§ **Work to be completed**
Exactly the lines from the start of the data below through the line that contains "left += vals" are to be copied, with pictures left out.

— Start of Information provided —

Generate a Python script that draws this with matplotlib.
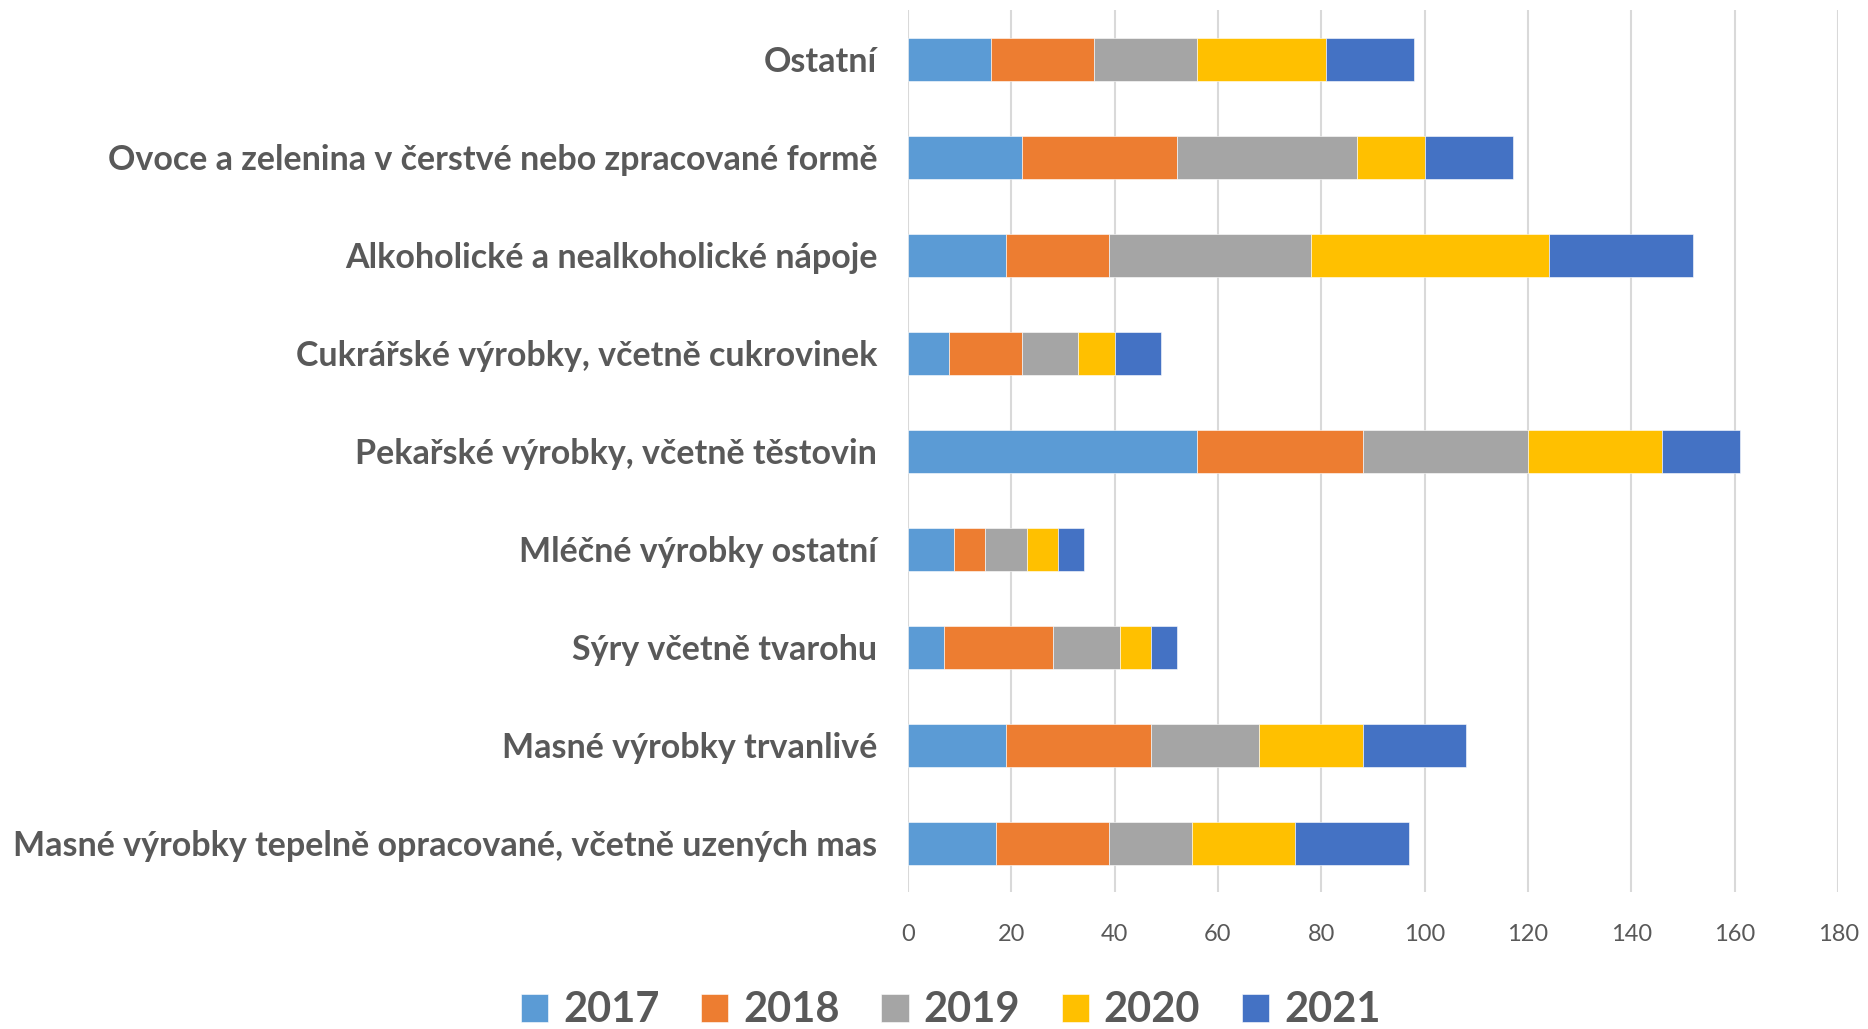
import numpy as np
import matplotlib.pyplot as plt

categories = [
    "Masné výrobky tepelně opracované, včetně uzených mas",
    "Masné výrobky trvanlivé",
    "Sýry včetně tvarohu",
    "Mléčné výrobky ostatní",
    "Pekařské výrobky, včetně těstovin",
    "Cukrářské výrobky, včetně cukrovinek",
    "Alkoholické a nealkoholické nápoje",
    "Ovoce a zelenina v čerstvé nebo zpracované formě",
    "Ostatní",
]
years = ["2017", "2018", "2019", "2020", "2021"]
v2017 = [17, 19, 7, 9, 56, 8, 19, 22, 16]
v2018 = [22, 28, 21, 6, 32, 14, 20, 30, 20]
v2019 = [16, 21, 13, 8, 32, 11, 39, 35, 20]
v2020 = [20, 20, 6, 6, 26, 7, 46, 13, 25]
v2021 = [22, 20, 5, 5, 15, 9, 28, 17, 17]
colors = ["#5b9bd5", "#ed7d31", "#a5a5a5", "#ffc000", "#4472c4"]


def main():
    plt.rcParams['font.family'] = ['Lato', 'DejaVu Sans']
    fig = plt.figure(figsize=(18.68, 10.29), dpi=100)
    ax = fig.add_axes([0.486, 0.133, 0.498, 0.857])

    y = np.arange(len(categories))
    left = np.zeros(len(categories))
    for year, vals, col in zip(years, [v2017, v2018, v2019, v2020, v2021], colors):
        vals = np.array(vals, dtype=float)
        ax.barh(y, vals, left=left, height=0.44, color=col, label=year,
                edgecolor='white', linewidth=0.4, zorder=3)
        left += vals

    ax.set_xlim(0, 180)
    ax.set_ylim(-0.5, len(categories) - 0.5)
    ax.set_xticks(np.arange(0, 181, 20))
    ax.set_yticks(y)
    ax.set_yticklabels(categories, fontsize=24.5, fontweight='bold', color='#595959')
    ax.tick_params(axis='y', length=0, pad=22)
    ax.tick_params(axis='x', length=0, pad=23, labelsize=17, labelcolor='#595959')
    ax.grid(axis='x', color='#d9d9d9', linewidth=1.5, zorder=0)
    for s in ax.spines.values():
        s.set_visible(False)

    handles, labels = ax.get_legend_handles_labels()
    leg = fig.legend(handles, labels, loc='center', bbox_to_anchor=(0.509, 0.018),
                     ncol=5, frameon=False, handlelength=0.65, handleheight=0.65,
                     handletextpad=0.36, columnspacing=1.0,
                     prop={'size': 30, 'weight': 'bold'})
    for t in leg.get_texts():
        t.set_color('#595959')

    fig.savefig('out.png', dpi=100)


if __name__ == "__main__":
    main()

— End of Information provided —

§ **Solution to this problem**
Generate a Python script that draws this with matplotlib.
import numpy as np
import matplotlib.pyplot as plt

categories = [
    "Masné výrobky tepelně opracované, včetně uzených mas",
    "Masné výrobky trvanlivé",
    "Sýry včetně tvarohu",
    "Mléčné výrobky ostatní",
    "Pekařské výrobky, včetně těstovin",
    "Cukrářské výrobky, včetně cukrovinek",
    "Alkoholické a nealkoholické nápoje",
    "Ovoce a zelenina v čerstvé nebo zpracované formě",
    "Ostatní",
]
years = ["2017", "2018", "2019", "2020", "2021"]
v2017 = [17, 19, 7, 9, 56, 8, 19, 22, 16]
v2018 = [22, 28, 21, 6, 32, 14, 20, 30, 20]
v2019 = [16, 21, 13, 8, 32, 11, 39, 35, 20]
v2020 = [20, 20, 6, 6, 26, 7, 46, 13, 25]
v2021 = [22, 20, 5, 5, 15, 9, 28, 17, 17]
colors = ["#5b9bd5", "#ed7d31", "#a5a5a5", "#ffc000", "#4472c4"]


def main():
    plt.rcParams['font.family'] = ['Lato', 'DejaVu Sans']
    fig = plt.figure(figsize=(18.68, 10.29), dpi=100)
    ax = fig.add_axes([0.486, 0.133, 0.498, 0.857])

    y = np.arange(len(categories))
    left = np.zeros(len(categories))
    for year, vals, col in zip(years, [v2017, v2018, v2019, v2020, v2021], colors):
        vals = np.array(vals, dtype=float)
        ax.barh(y, vals, left=left, height=0.44, color=col, label=year,
                edgecolor='white', linewidth=0.4, zorder=3)
        left += vals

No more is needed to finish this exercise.